The exhibition Local Histories traces the relationships and conditions under which key works in the collections were developed during the second half of the 20th century.
“The history of art and art’s condition at any time are pretty messy”, Donald Judd wrote in 1964 in an article on the New York art scene. In this piece he opposed traditional differentiations of style and genre, advocating instead a more casual encounter with works of art. Judd’s analysis of the local art scene is the starting point for an experiment that takes works from the Friedrich Christian Flick Collection and the Collection of the Nationalgalerie – enhanced by selected loans – and resituates them within the context of their making.
What Themes and Discussions Confronted the Arists? Where could they show their works? Who were their friends and sounding boards? Where did they draw their inspiration? The exhibition at Hamburger Bahnhof – Museum für Gegenwart – Berlin poses these questions about the artists represented in the collections. The sometimes new juxtapositions of works not only reveal friendships and networks but introduce shared themes and collaborative projects. While exploring the artists’ places of residence, their travels and their contacts the exhibition looks at the German art centres Düsseldorf, Cologne and Berlin, as well as New York and Los Angeles.
The exhibition Local Histories begins with the artists who caught Donald Judd’s attention during his numerous gallery visits in New York in the 1960s – artists whose works are on display at Hamburger Bahnhof. He favoured works that couldn’t be easily categorised as sculpture or painting, but instead experimented with space in unusual ways.
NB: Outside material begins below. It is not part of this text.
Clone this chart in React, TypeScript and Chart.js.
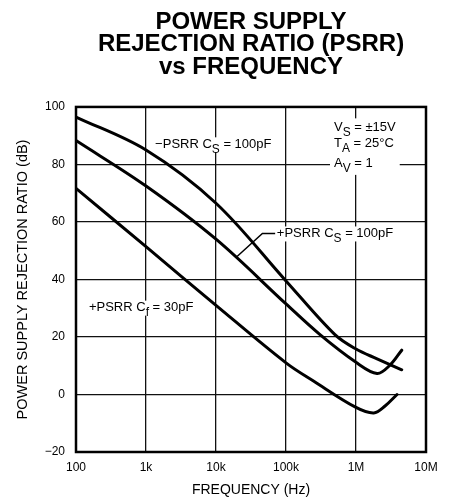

It was works of Minimal and Conceptual Art like those that moved Konrad Lueg to give up his work as an artist in the late 1960s and found a gallery under the name Konrad Fischer. This transition, from artist to gallerist, is presented in the second section of the exhibition. Here, works by Konrad Lueg and his art school colleagues – Gerhard Richter, Sigmar Polke and Manfred Kuttner – are also on display.
The Konrad Fischer Gallery and its programme, which was primarily concerned with establishing trans-Atlantic connections, are then introduced via key works from the Nationalgalerie’s (National Gallery) collections. Audiences in Berlin now have the chance to experience very recent artistic positions from the USA, including those of Carl Andre, Bruce Naumann, Sol LeWitt, Dan Flavin and Hanne Darboven, who lives in New York.
One of the exhibition’s main rooms explores the art scene in Los Angeles. Since the 1990s Paul McCarthy has been creating provocative installations and video productions in which he articulates images of a society driven by consumption, violence and sexual fantasies.
In the concluding section of the exhibition Rirkrit Tiravanija shows that friendly connections, social contacts, being on the road and conversations among artists tend to initiate and influence works of art and also suggests that such situations can be regarded as artistic practice.